Individual Accounts at the Fed
Mester noted that legislation has been proposed to create individual accounts at the Fed for every American, where digital dollars could be deposited as liabilities of Federal Reserve Banks and used specifically for emergency payments. She added that other proposals envision a new payments instrument — digital cash — that would resemble physical currency but in digital form, potentially without the anonymity of physical cash. Some designs would allow the central bank to issue CBDC directly into end-user wallets using Fed-facilitated transfer and redemption services, bypassing commercial banks entirely.
Federal Reserve Tech Lab and Multi-Bank Collaboration
The Fed's Board of Governors has established a technology lab, known as Techlab, which builds platforms and tests a range of technologies relevant to digital currencies and payment innovations. Staff from several Federal Reserve Banks, including software developers, contribute to this effort. Lael Brainard, a Federal Reserve Board Governor, previously stated: “Given the dollar’s important role, it is essential that the Federal Reserve remain on the frontier of research and policy development regarding central bank digital currencies.” Beyond the Board, individual Reserve Banks are actively engaged. The Federal Reserve Bank of Boston has launched a multi-year initiative with the Massachusetts Institute of Technology (MIT), starting in August 2020, to experiment with existing and new technologies that could underpin a digital dollar. The Federal Reserve Bank of New York has formed an innovation center in partnership with the Bank for International Settlements (BIS) to identify critical trends and financial technology relevant to central banks.

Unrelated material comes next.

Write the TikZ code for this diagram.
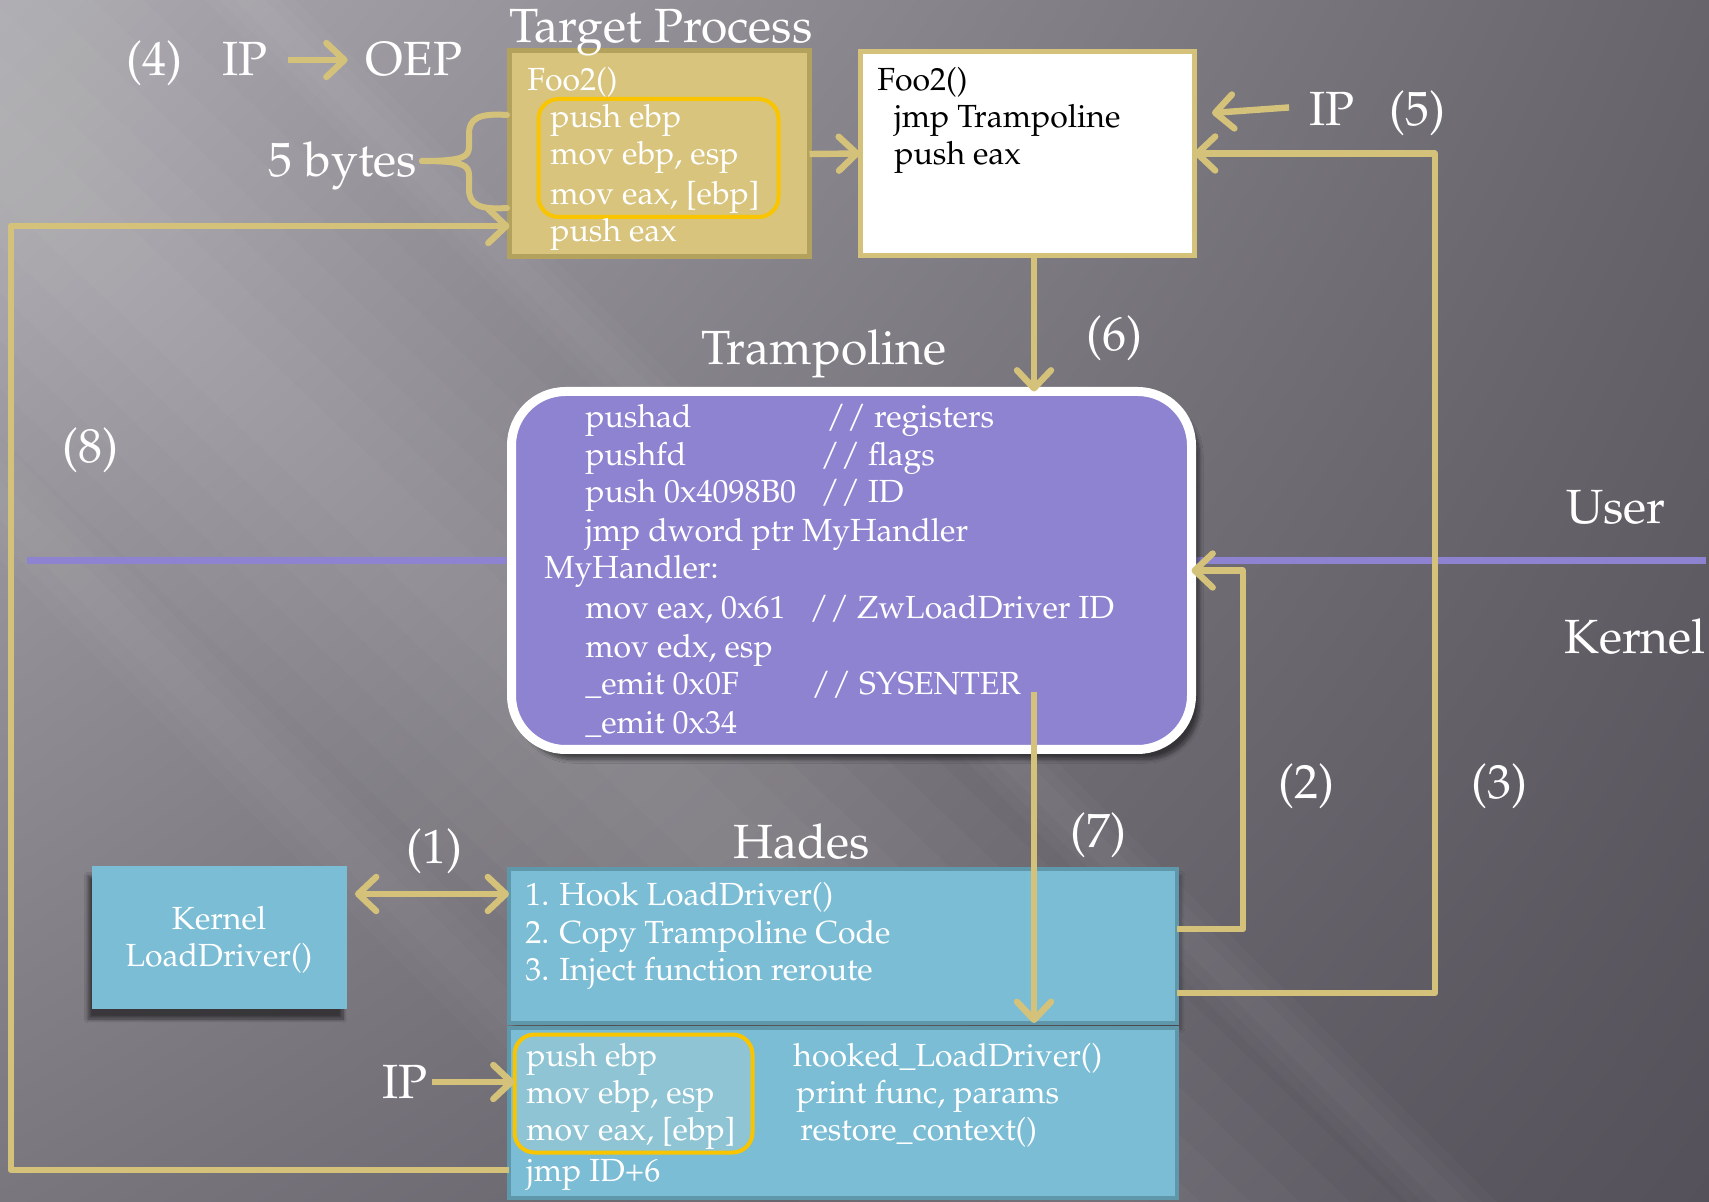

Risks, Benefits, and Global Competition
Mester emphasized the need to thoroughly evaluate potential risks, costs, benefits, and policy issues surrounding a digital dollar, including financial stability, market structure, security, privacy, and monetary policy. She stressed that demand and use cases for a CBDC must be assessed to determine whether such a currency would enable faster and more ubiquitous payments during emergencies and under normal conditions. Meanwhile, central banks worldwide are accelerating their CBDC research in response to Facebook's Libra cryptocurrency project and China's imminent digital yuan, which is already being tested in several major cities including Beijing and Hong Kong. The Fed's efforts place it at the center of a global race to modernize payment systems and maintain the dollar's dominant role in the digital age.